**Request**
Collect from the data below each line with "code".

----- Exercise material -----

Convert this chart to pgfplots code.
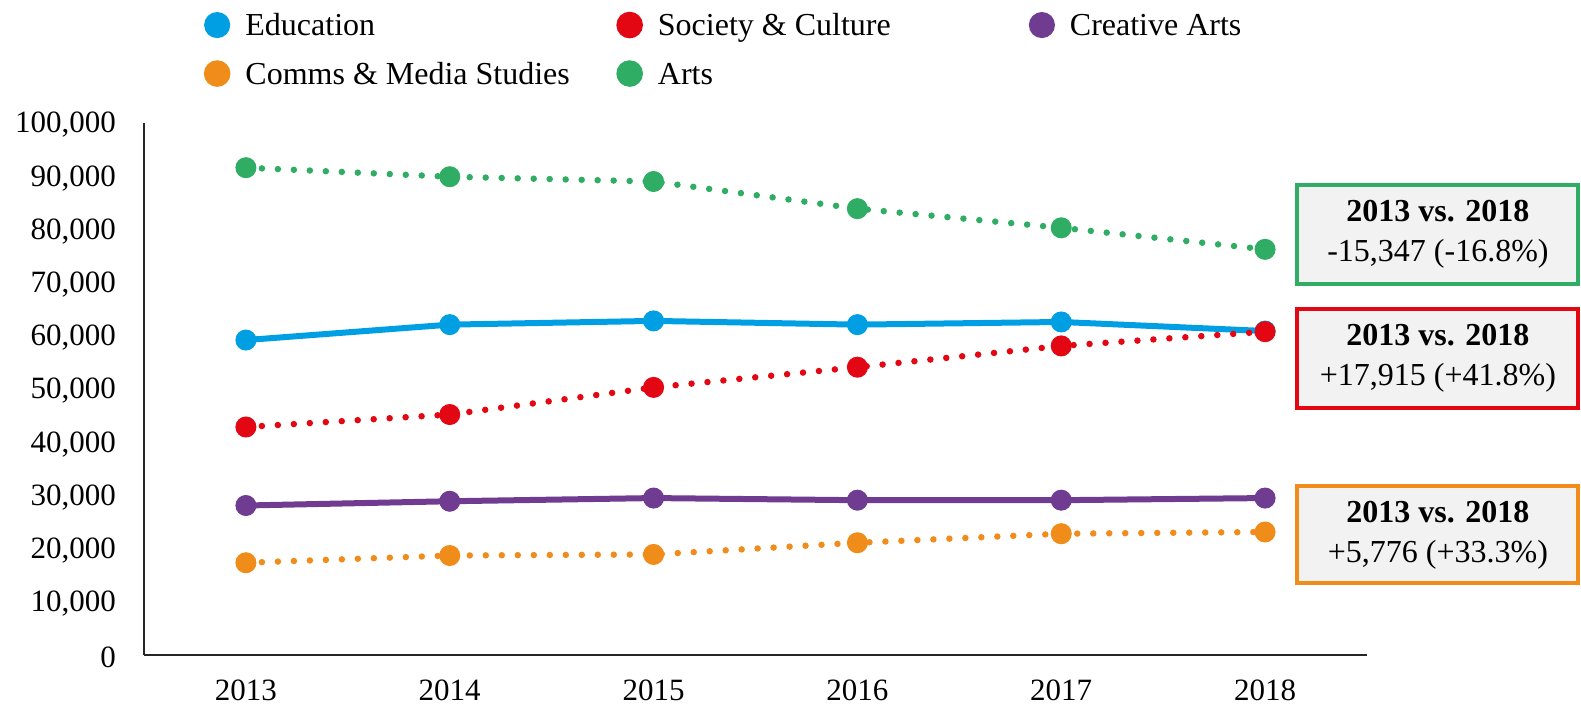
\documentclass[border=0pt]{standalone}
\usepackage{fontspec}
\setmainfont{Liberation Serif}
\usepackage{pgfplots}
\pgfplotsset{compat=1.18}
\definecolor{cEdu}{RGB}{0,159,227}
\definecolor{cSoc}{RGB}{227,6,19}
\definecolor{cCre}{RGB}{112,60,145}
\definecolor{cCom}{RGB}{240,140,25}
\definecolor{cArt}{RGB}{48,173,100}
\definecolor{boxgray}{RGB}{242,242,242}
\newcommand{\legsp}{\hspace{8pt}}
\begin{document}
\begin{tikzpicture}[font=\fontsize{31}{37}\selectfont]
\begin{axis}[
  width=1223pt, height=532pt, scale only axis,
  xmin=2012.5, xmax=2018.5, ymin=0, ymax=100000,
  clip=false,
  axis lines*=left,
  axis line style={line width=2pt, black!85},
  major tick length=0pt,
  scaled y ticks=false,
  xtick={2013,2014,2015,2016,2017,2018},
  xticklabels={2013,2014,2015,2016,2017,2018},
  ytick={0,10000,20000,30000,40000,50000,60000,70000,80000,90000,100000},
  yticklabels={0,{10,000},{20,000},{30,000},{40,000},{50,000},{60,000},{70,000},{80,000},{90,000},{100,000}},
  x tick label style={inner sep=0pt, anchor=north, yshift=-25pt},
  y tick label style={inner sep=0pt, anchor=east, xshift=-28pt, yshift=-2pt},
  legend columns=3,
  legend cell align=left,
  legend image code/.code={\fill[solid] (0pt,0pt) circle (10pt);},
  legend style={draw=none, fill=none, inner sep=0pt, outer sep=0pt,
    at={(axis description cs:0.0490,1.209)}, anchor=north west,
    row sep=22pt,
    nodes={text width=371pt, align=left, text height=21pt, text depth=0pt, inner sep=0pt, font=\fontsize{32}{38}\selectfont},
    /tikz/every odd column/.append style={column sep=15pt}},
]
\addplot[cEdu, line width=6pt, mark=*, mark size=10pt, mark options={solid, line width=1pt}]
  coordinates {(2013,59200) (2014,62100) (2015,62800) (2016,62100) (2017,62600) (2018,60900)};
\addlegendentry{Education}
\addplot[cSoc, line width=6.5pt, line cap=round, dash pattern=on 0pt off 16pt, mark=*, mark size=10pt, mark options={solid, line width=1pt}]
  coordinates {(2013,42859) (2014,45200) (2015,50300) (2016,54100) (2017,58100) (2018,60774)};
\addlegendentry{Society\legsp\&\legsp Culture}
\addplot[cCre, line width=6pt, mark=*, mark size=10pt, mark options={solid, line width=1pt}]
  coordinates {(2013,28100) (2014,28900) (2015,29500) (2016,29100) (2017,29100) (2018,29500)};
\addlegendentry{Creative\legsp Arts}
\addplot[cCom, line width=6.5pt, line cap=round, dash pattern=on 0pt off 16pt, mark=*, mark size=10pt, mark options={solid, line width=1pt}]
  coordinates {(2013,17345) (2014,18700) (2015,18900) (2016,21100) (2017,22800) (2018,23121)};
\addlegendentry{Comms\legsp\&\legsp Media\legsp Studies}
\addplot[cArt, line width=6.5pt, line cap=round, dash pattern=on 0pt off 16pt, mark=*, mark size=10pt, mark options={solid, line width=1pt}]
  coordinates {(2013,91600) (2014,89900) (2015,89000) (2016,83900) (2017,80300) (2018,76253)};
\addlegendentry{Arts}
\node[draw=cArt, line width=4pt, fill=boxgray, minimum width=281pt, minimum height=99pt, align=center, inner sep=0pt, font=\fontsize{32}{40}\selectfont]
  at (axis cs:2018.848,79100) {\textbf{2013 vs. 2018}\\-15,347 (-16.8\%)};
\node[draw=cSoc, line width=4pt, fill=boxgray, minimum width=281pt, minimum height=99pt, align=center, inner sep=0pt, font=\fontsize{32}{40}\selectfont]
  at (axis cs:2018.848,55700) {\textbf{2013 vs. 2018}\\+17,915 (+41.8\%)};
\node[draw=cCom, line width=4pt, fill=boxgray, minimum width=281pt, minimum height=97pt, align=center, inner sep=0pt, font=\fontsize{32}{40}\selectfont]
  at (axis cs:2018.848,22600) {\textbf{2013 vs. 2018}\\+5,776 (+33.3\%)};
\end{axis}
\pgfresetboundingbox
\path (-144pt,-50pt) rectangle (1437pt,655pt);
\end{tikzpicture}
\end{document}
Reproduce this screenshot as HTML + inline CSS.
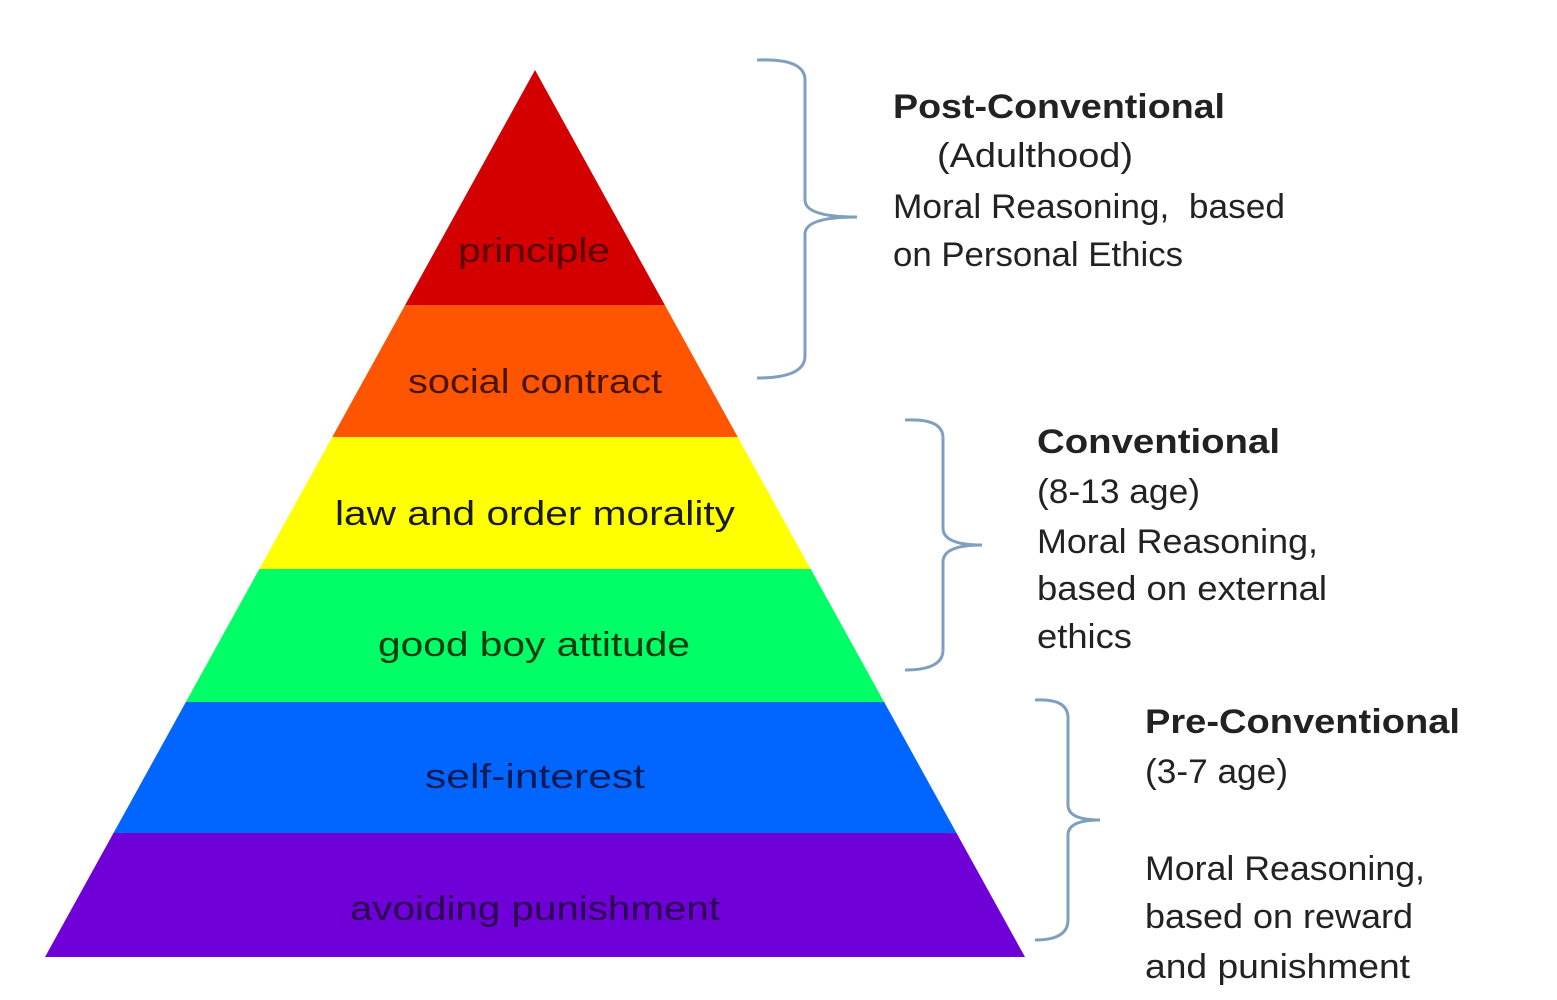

-----

**Answer in full**
Convert this chart to pgfplots code.
  legend image code/.code={\fill[solid] (0pt,0pt) circle (10pt);},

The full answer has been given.